Using resettlement time effectively: Identify your preferred route (service delivery, operations, fundraising, comms), then close the gaps: short courses in safeguarding, GDPR awareness, bid writing basics, or basic charity finance. If you aim for management roles, consider a recognised project management qualification and gain evidence of delivery outcomes in civilian language.
7. What To Do at Each Resettlement Stage
Awareness (24–18 months)
- Explore which charity routes suit you: service delivery, operations, fundraising, communications.
- Identify whether you want a cause area (housing, health, veterans, youth, justice) or a functional role.
- Start reading job adverts to understand language, requirements and pay bands.
Planning (18–12 months)
- Decide your target role family and build a simple skills gap plan.
- Take core training: safeguarding, GDPR awareness, report writing, basic bid writing (if fundraising-focused).
- Refine your CV into civilian language and gather measurable examples of impact.
Activation (12–6 months)
- Start networking with charities and local sector contacts; consider a targeted volunteering role.
- Prepare for competency-based interviews (common in charities and public sector).
- Build a shortlist of organisations and roles; begin applications.
Execution (6–0 months)
- Apply consistently; track applications and follow up professionally.
- Be ready to explain why you want the sector and the specific cause area.
- Consider fixed-term roles as a practical entry route.
Integration (0–12 months after leaving)
- Learn charity governance basics (trustees, funding restrictions, compliance).
- Build credibility through delivery: outcomes, stakeholder trust, quality reporting.
- Plan your next step (specialism, management, or a move into a larger organisation).
8. Is This Career Path Right for You?
Who is likely to thrive:
- People motivated by purpose and impact, not just pay and status.
- Those who are organised, reliable and comfortable with structured processes.
- People who can work collaboratively with diverse stakeholders and partner agencies.
- Those who can remain calm and professional when supporting people in challenging situations.
Who may struggle:
- People who require clear hierarchy and rigid command structures in day-to-day work.
- Those who dislike ambiguity, funding constraints and competing priorities.
- People who are uncomfortable with emotionally demanding environments (particularly frontline roles).
Key traits and preferences: A practical, calm approach; strong communication; patience; integrity; and the ability to balance compassion with boundaries.

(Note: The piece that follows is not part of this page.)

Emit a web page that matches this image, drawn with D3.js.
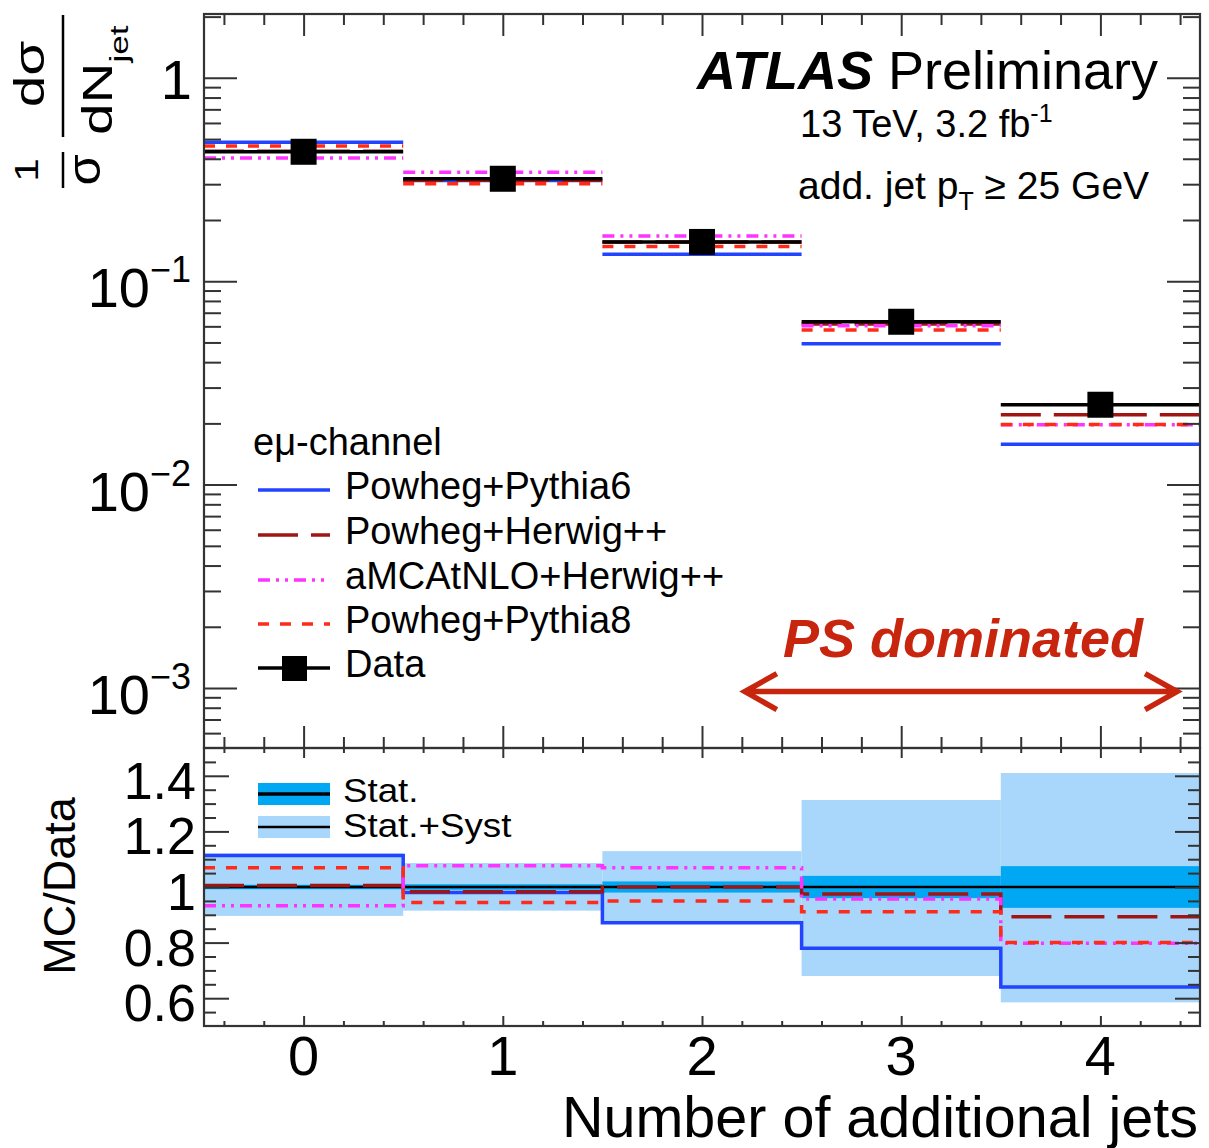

Comfort with outcome reporting, documentation and compliance is also helpful.
Conclusion: The charity and voluntary sector offers a wide range of roles where service leavers and veterans can bring genuine value, particularly where reliability, planning, people management and stakeholder skills matter. If you are interested in this path, start by identifying the route that best fits your strengths, build a clear skills plan, and explore current opportunities to see where you can enter and progress.